Рычков - страница 103

Шрифт
Интервал

стр.

Что касается русского языка, прозаического литературного письма, то восемнадцатое столетие, как известно, было самым сложным этапом его формирования. Шли поиски «нового слога», которым бы сподручнее можно было выражать новый уровень культурного бытия людей, новые понятия гражданской и общественной их жизни. Тредиаковский, Сумароков, Ломоносов непрестанно боролись «с трудностями языка не только неразработанного, но и не тронутого, подобно полю, которое, кроме диких Самородных трав, ничего не произращало». В аристократическом обществе из-за нежелания и лености обрабатывать, шлифовать, обогащать родной язык предпочитали изъясняться то на немецком, то на французском, чьи механические формы давно готовы и всем известны были.

«Иные столь малосильны в своем языке, что все с чужестранного от слова до слова переводят и в речах и в письмах», — замечал в своих записках мемуарист XVIII века Семен Порошин.
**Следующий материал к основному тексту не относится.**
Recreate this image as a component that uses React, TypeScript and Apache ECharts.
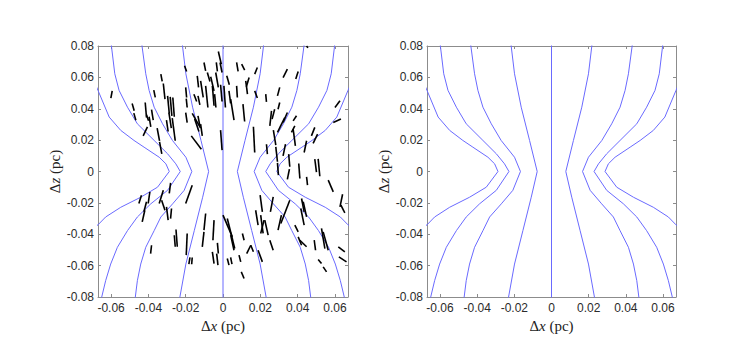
import React, { useEffect, useRef } from "react";
import * as echarts from "echarts";

// ---- data ----
const xTicks = [-0.06, -0.04, -0.02, 0, 0.02, 0.04, 0.06];
const zTicks = [-0.08, -0.06, -0.04, -0.02, 0, 0.02, 0.04, 0.06, 0.08];
const xRange = [-0.067, 0.067];
const zRange = [-0.08, 0.08];

// hourglass field lines, right-hand side [x, z]; left side is the mirror image
const fieldLine0 = [[0, -0.085], [0, 0.085]];
const fieldLine1 = [[0.0235, -0.085], [0.0231, -0.08], [0.0199, -0.059], [0.0154, -0.0377], [0.0109, -0.0164], [0.0077, 0], [0.0118, 0.0198], [0.0163, 0.041], [0.0199, 0.0623], [0.0217, 0.08], [0.0221, 0.085]];
const fieldLine2 = [[0.0475, -0.085], [0.047, -0.08], [0.0459, -0.0696], [0.0441, -0.059], [0.0414, -0.0483], [0.0369, -0.0377], [0.0333, -0.029], [0.027, -0.0206], [0.0208, -0.012], [0.0167, 0], [0.0199, 0.0091], [0.0271, 0.0198], [0.0324, 0.0304], [0.0369, 0.041], [0.0396, 0.0517], [0.0414, 0.0623], [0.0434, 0.08], [0.0438, 0.085]];
const fieldLine3 = [[0.0655, -0.085], [0.065, -0.08], [0.0629, -0.0696], [0.0602, -0.059], [0.0566, -0.0483], [0.0512, -0.0377], [0.0459, -0.029], [0.0387, -0.0206], [0.0297, -0.012], [0.0229, 0], [0.0253, 0.0049], [0.0297, 0.0113], [0.0369, 0.0198], [0.0459, 0.0304], [0.0512, 0.041], [0.0557, 0.0517], [0.058, 0.0623], [0.0598, 0.08], [0.0602, 0.085]];
const fieldLine4 = [[0.071, -0.037], [0.067, -0.034], [0.0629, -0.029], [0.0548, -0.0228], [0.0441, -0.0164], [0.0351, -0.01], [0.0288, 0], [0.0306, 0.0049], [0.0342, 0.0091], [0.0423, 0.0155], [0.0477, 0.0198], [0.0548, 0.0262], [0.061, 0.0347], [0.067, 0.0517], [0.07, 0.06]];

// polarization vectors [x1, z1, x2, z2] (pc)
const vectors = [
  [-0.0594, 0.0514, -0.0601, 0.0468], [-0.0487, 0.0434, -0.0476, 0.0387], [-0.0478, 0.0372, -0.0467, 0.0327],
  [-0.0417, 0.044, -0.041, 0.0344], [-0.041, 0.0361, -0.0399, 0.0323], [-0.0383, 0.0395, -0.0374, 0.0327],
  [-0.0396, 0.0349, -0.0387, 0.0285], [-0.0405, 0.0285, -0.0428, 0.0227], [-0.0371, 0.0519, -0.0363, 0.0472],
  [-0.0333, 0.0621, -0.0326, 0.0574], [-0.032, 0.0561, -0.0311, 0.0461], [-0.0353, 0.0276, -0.034, 0.0195],
  [-0.034, 0.0189, -0.0328, 0.0113], [-0.0297, 0.0482, -0.0288, 0.037], [-0.0283, 0.0476, -0.0274, 0.0355],
  [-0.0269, 0.0472, -0.0261, 0.0349], [-0.029, 0.0376, -0.0277, 0.0276], [-0.0272, 0.034, -0.0256, 0.0196],
  [-0.0303, 0.0327, -0.0294, 0.0255],
  [-0.0206, 0.0674, -0.0195, 0.0638], [-0.0102, 0.0695, -0.0093, 0.0642], [-0.0025, 0.0765, -0.0009, 0.0684],
  [-0.0016, 0.0695, -0.0005, 0.0631], [-0.0036, 0.0695, -0.003, 0.0638], [0.0073, 0.0695, 0.0081, 0.0638],
  [0.01, 0.0684, 0.0116, 0.0646], [0.0184, 0.0663, 0.017, 0.0621], [-0.0138, 0.061, -0.0131, 0.0536],
  [-0.0084, 0.0631, -0.007, 0.0574], [-0.0066, 0.0604, -0.0048, 0.0514], [-0.0039, 0.0631, -0.0025, 0.0536],
  [0.002, 0.061, 0.0034, 0.0553], [0.014, 0.0599, 0.0125, 0.054], [-0.02, 0.0536, -0.0195, 0.0472],
  [-0.0197, 0.0465, -0.0192, 0.0408], [-0.012, 0.0578, -0.0106, 0.0472], [-0.0093, 0.0546, -0.0081, 0.0408],
  [-0.0057, 0.0546, -0.0048, 0.0419], [-0.0045, 0.0493, -0.0038, 0.0408], [-0.0013, 0.0553, -0.0005, 0.0446],
  [0.0005, 0.0546, 0.0013, 0.0408], [0.0032, 0.0514, 0.0041, 0.0434], [0.0041, 0.0461, 0.0059, 0.0327],
  [0.0073, 0.0546, 0.0077, 0.0472], [0.0107, 0.0429, 0.0116, 0.0319], [0.0122, 0.0578, 0.0131, 0.0493],
  [0.017, 0.0514, 0.0184, 0.0468], [-0.0156, 0.0493, -0.0141, 0.0446], [-0.0134, 0.0482, -0.0124, 0.0425],
  [-0.02, 0.0376, -0.0192, 0.0312], [-0.0165, 0.037, -0.012, 0.0276], [-0.0152, 0.0334, -0.0129, 0.0255],
  [-0.0134, 0.0355, -0.0124, 0.0291], [-0.012, 0.0302, -0.0111, 0.0227], [-0.017, 0.0227, -0.0116, 0.0142],
  [-0.0013, 0.0264, -0.0005, 0.0136], [0.0163, 0.0285, 0.017, 0.0121], [0.0229, 0.0493, 0.0233, 0.0444],
  [0.0448, 0.08, 0.0455, 0.0788], [0.0345, 0.0652, 0.0322, 0.0599], [0.0403, 0.0638, 0.039, 0.0589],
  [0.0304, 0.0536, 0.0292, 0.0482], [0.0304, 0.044, 0.0295, 0.0397], [0.026, 0.0387, 0.0251, 0.0291],
  [0.0277, 0.0397, 0.0263, 0.0334], [0.0345, 0.0376, 0.0322, 0.0312], [0.0394, 0.0355, 0.0376, 0.0323],
  [0.0331, 0.0344, 0.0292, 0.0249], [0.0385, 0.0291, 0.0367, 0.0249], [0.0376, 0.027, 0.0388, 0.0164],
  [0.0448, 0.0196, 0.0435, 0.0121], [0.0492, 0.0281, 0.0474, 0.0227], [0.0507, 0.0238, 0.0483, 0.0179],
  [0.0627, 0.0451, 0.06, 0.0408], [0.0632, 0.0334, 0.0591, 0.0312], [0.027, 0.0264, 0.0283, 0.0168],
  [0.0283, 0.0157, 0.0292, 0.0062], [0.0292, 0.0055, 0.0297, -0.0023], [0.0352, 0.0111, 0.0358, 0.003],
  [0.0335, 0.0174, 0.0322, 0.01], [0.0492, 0.0079, 0.0501, -0.0004], [0.051, 0.008, 0.0519, -0.003],
  [0.0233, 0.0174, 0.0238, 0.0111],
  [0.0356, 0.0015, 0.0345, -0.005], [0.0406, 0.0051, 0.0412, -0.0045], [0.0448, -0.0034, 0.0453, -0.0087],
  [0.0564, -0.0055, 0.0591, -0.013], [0.0269, -0.0162, 0.0254, -0.0257], [0.0358, -0.0183, 0.031, -0.0332],
  [0.0421, -0.0172, 0.0435, -0.0257], [0.043, -0.0193, 0.0448, -0.0289], [0.0417, -0.0236, 0.0435, -0.0342],
  [0.0313, -0.0278, 0.0295, -0.0374], [0.0224, -0.031, 0.0242, -0.0406], [0.0251, -0.0438, 0.0269, -0.0502],
  [0.0385, -0.0342, 0.0403, -0.0385], [0.0403, -0.0417, 0.0421, -0.047], [0.0412, -0.0438, 0.0448, -0.048],
  [0.0489, -0.0438, 0.0496, -0.0502], [0.0528, -0.0363, 0.0546, -0.0491], [0.0537, -0.0385, 0.0564, -0.0502],
  [0.0618, -0.048, 0.0653, -0.0512], [0.0621, -0.0544, 0.0662, -0.0576], [0.051, -0.0561, 0.0528, -0.0587],
  [0.0537, -0.0608, 0.0555, -0.064], [0.0641, -0.0145, 0.0627, -0.0225], [0.0632, -0.0215, 0.0653, -0.0264],
  [-0.0281, -0.0072, -0.0288, -0.014], [-0.0392, -0.013, -0.0401, -0.0204], [-0.0437, -0.0151, -0.0451, -0.0204],
  [-0.041, -0.0193, -0.0424, -0.0257], [-0.0419, -0.0247, -0.0433, -0.0321], [-0.032, -0.0119, -0.0342, -0.0204],
  [-0.0329, -0.0183, -0.0311, -0.0247], [-0.0303, -0.0225, -0.0294, -0.031], [-0.0276, -0.0236, -0.0281, -0.03],
  [-0.0252, -0.037, -0.0245, -0.048], [-0.0261, -0.0406, -0.0256, -0.048], [-0.0383, -0.047, -0.0388, -0.0523],
  [-0.0165, -0.0087, -0.02, -0.0204], [-0.0093, -0.0268, -0.0102, -0.0374], [-0.0048, -0.031, -0.0054, -0.0438],
  [-0.0102, -0.0385, -0.0111, -0.048], [-0.0192, -0.0395, -0.0197, -0.0533], [-0.0177, -0.0548, -0.0183, -0.0591],
  [-0.0165, -0.0548, -0.0168, -0.0591], [-0.0057, -0.0512, -0.0048, -0.0587], [-0.0034, -0.0523, -0.0027, -0.0597],
  [-0.003, -0.0455, -0.0025, -0.0523], [0.0, -0.0278, 0.005, -0.0417], [0.0023, -0.03, 0.0063, -0.0491],
  [0.0041, -0.0406, 0.0059, -0.0502], [0.0023, -0.0555, 0.0032, -0.0597], [0.0041, -0.0548, 0.0048, -0.0591],
  [0.0086, -0.0533, 0.0095, -0.0576], [0.0098, -0.064, 0.0113, -0.0682], [0.0127, -0.0523, 0.0149, -0.047],
  [0.0149, -0.047, 0.0163, -0.0512], [0.0104, -0.0395, 0.0113, -0.0438], [0.0199, -0.0151, 0.0211, -0.0257],
  [0.0175, -0.0247, 0.0188, -0.0342], [0.0202, -0.0278, 0.0215, -0.0395], [0.022, -0.031, 0.0202, -0.0395],
  [0.0188, -0.0502, 0.0211, -0.0576],
];

const FIELD_COLOR = "#6a6aff";
const AXIS_COLOR = "#8c8c8c";
const LABEL_COLOR = "#2b2b2b";

const fmt = (v: number) => (Math.abs(v) < 1e-9 ? "0" : v.toFixed(2));

const nameRich = {
  r: { fontFamily: "Liberation Serif", fontSize: 15, color: "#222" },
  i: { fontFamily: "Liberation Serif", fontStyle: "italic", fontSize: 15, color: "#222" },
};

function xAxes(gridIndex: number) {
  const common = {
    type: "value",
    gridIndex,
    min: xRange[0],
    max: xRange[1],
    splitLine: { show: false },
    axisLine: { show: true, onZero: false, lineStyle: { color: AXIS_COLOR, width: 1 } },
    axisTick: { show: true, inside: true, length: 3, customValues: xTicks, lineStyle: { color: AXIS_COLOR } },
  };
  return [
    {
      ...common,
      position: "bottom",
      axisLabel: {
        show: true, customValues: xTicks, formatter: fmt, color: LABEL_COLOR,
        fontFamily: "Liberation Sans", fontSize: 12, margin: 5,
      },
      name: "{r|Δ}{i|x}{r| (pc)}",
      nameLocation: "middle",
      nameGap: 18,
      nameTextStyle: { rich: nameRich },
    },
    { ...common, position: "top", axisLabel: { show: false } },
  ];
}

function yAxes(gridIndex: number) {
  const common = {
    type: "value",
    gridIndex,
    min: zRange[0],
    max: zRange[1],
    splitLine: { show: false },
    axisLine: { show: true, onZero: false, lineStyle: { color: AXIS_COLOR, width: 1 } },
    axisTick: { show: true, inside: true, length: 3, customValues: zTicks, lineStyle: { color: AXIS_COLOR } },
  };
  return [
    {
      ...common,
      position: "left",
      axisLabel: {
        show: true, customValues: zTicks, formatter: fmt, color: LABEL_COLOR,
        fontFamily: "Liberation Sans", fontSize: 12, margin: 4,
      },
      name: "{r|Δ}{i|z}{r| (pc)}",
      nameLocation: "middle",
      nameRotate: 90,
      nameGap: 31,
      nameTextStyle: { rich: nameRich },
    },
    { ...common, position: "right", axisLabel: { show: false } },
  ];
}

function fieldSeries(xAxisIndex: number, yAxisIndex: number) {
  const right = [fieldLine1, fieldLine2, fieldLine3, fieldLine4];
  const all = [fieldLine0, ...right, ...right.map((l) => l.map(([x, z]) => [-x, z]))];
  return all.map((data) => ({
    type: "line",
    xAxisIndex,
    yAxisIndex,
    data,
    showSymbol: false,
    symbol: "none",
    clip: true,
    silent: true,
    lineStyle: { color: FIELD_COLOR, width: 1 },
    z: 2,
  }));
}

export default function App() {
  const ref = useRef<HTMLDivElement>(null);
  useEffect(() => {
    if (!ref.current) return;
    const chart = echarts.init(ref.current, null, { renderer: "svg" });
    const option = {
      animation: false,
      backgroundColor: "#ffffff",
      grid: [
        { left: 98, top: 46, width: 250, height: 251 },
        { left: 427, top: 46, width: 249, height: 251 },
      ],
      xAxis: [...xAxes(0), ...xAxes(1)],
      yAxis: [...yAxes(0), ...yAxes(1)],
      series: [
        ...fieldSeries(0, 0),
        {
          type: "lines",
          coordinateSystem: "cartesian2d",
          xAxisIndex: 0,
          yAxisIndex: 0,
          silent: true,
          data: vectors.map((v) => ({ coords: [[v[0], v[1]], [v[2], v[3]]] })),
          lineStyle: { color: "#000000", width: 1.6, opacity: 1, curveness: 0 },
          z: 3,
        },
        ...fieldSeries(2, 2),
      ],
    };
    chart.setOption(option as any);
    return () => chart.dispose();
  }, []);
  return (
    <div
      ref={ref}
      style={{ position: "fixed", left: 0, top: 0, width: 747, height: 355, background: "#fff" }}
    />
  );
}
В своем письме к Татищеву от 5 мая 1750 года Рычков словно бы оправдывался: «Что я в письмах и сочинениях моих иностранные иногда слова включаю, сие не от чего иного происходит, как от недовольного знания наших, свойственно к тем делам надлежащих терминов…»

В послепетровское время в утвердившихся в общественной жизни новых порядках в экономике, в управлении хозяйством, иностранные слова требовались на каждом шагу. Ими легче было выражать новые понятия. В служебных бумагах господствовал особый деловой стиль, напоминавший подстрочные переводы с европейских языков. Отдавая дань литературной моде, к ним часто прибегали даже известные мемуаристы XVIII века Василий Нащокин, Семен Порошин, Михаил Данилов. Но и многие страницы, написанные ими по-русски, загромождали тяжелые, удаленные от языка народа, изысканные, нарочито витиеватые, напыщенные фразы и риторические украшения с употреблением таких старинных слов, как «дондежь», «наипаче», «понеже»…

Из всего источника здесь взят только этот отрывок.